My Lords, I associate myself with the remarks of the Minister about the noble Baroness, Lady Tonge. I also welcome the commitment again to the two-state solution, which the Opposition have supported historically. The most important thing we can achieve, 100 years after the Balfour Declaration, is to ensure that peace talks commence. Can the Minister tell us how she can put direct pressure on both parties to start talking to each other rather than firing rockets at each other?

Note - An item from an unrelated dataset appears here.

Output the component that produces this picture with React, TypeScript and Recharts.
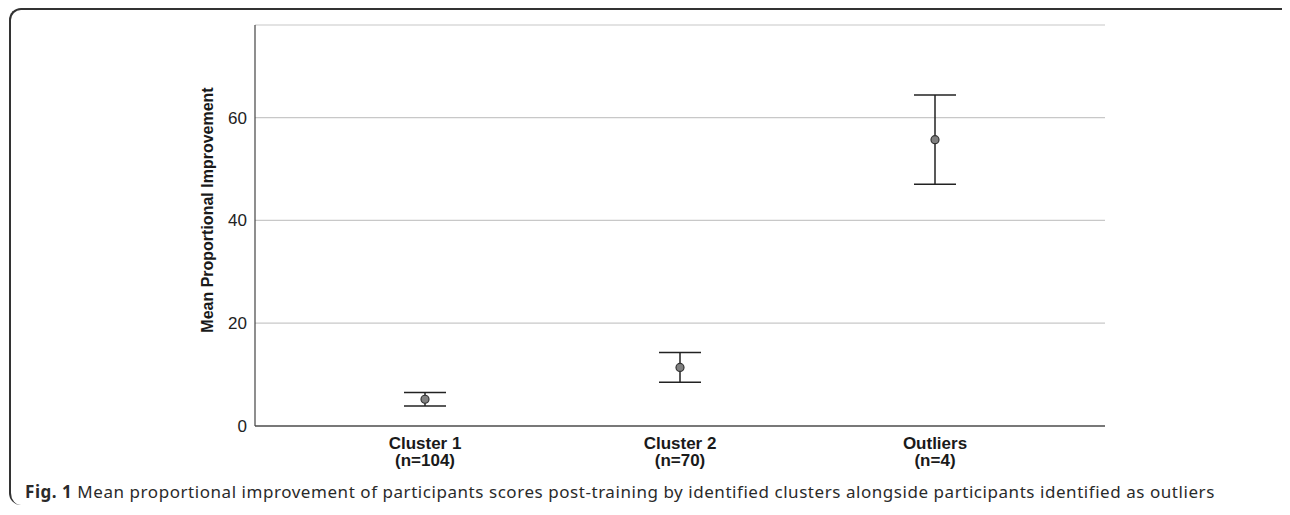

My Lords, that point is extremely well made. I assure the noble Lord and the House that we are making our best efforts to encourage both sides to come to the table for discussions. When my right honourable friend the Foreign Secretary visited Israel and the Occupied Palestinian Territories, he made just those points. When I had discussions last week in New York with Nikki Haley, who is a member of the President’s Cabinet, I too made those points, and we agreed entirely that it is important that we all work together to get the interested parties to the table to talk, not fire weapons.
My Lords, at the 34th session of the Human Rights Council in Geneva on Friday last week regarding Israel, Her Majesty’s Government expressed regret that neither terrorism nor incitement was a focus of that council’s meeting. Syria’s regime butchers and murders its people on a daily basis, but it is not Syria that is a permanent item on the council’s agenda. Since 2007, it has been only Israel—the one country in the Middle East that protects human rights for women and gays, among others. Therefore, I welcome the Minister’s statement that, if things do not change in the future, Her Majesty’s Government will adopt a policy of voting against all resolutions concerning Israel in the Occupied Territories and Palestine. What steps have been taken to encourage our European partners to adopt the same principled and even-handed statements? I declare my interest.
My Lords, the right reverend Prelate raises a vital issue. Announcements such as the one made last Friday by the Israeli Government about building a new settlement in the West Bank—the first such government decision there for over 25 years—make one worried that it is becoming more difficult for negotiations that could lead to a two-state solution, and it is necessary to ensure that they do not proceed with such settlements.
My Lords, the Minister referred to the Balfour Declaration, which says that nothing should be done,
“which may prejudice the civil and religious rights of existing non-Jewish communities in Palestine”,
and I welcome that. However, with the tinderbox in the Middle East, is it not even more urgent than ever that the future of Israel and the Palestinians is taken forward, and does that not mean reversing rather than expanding the settlements?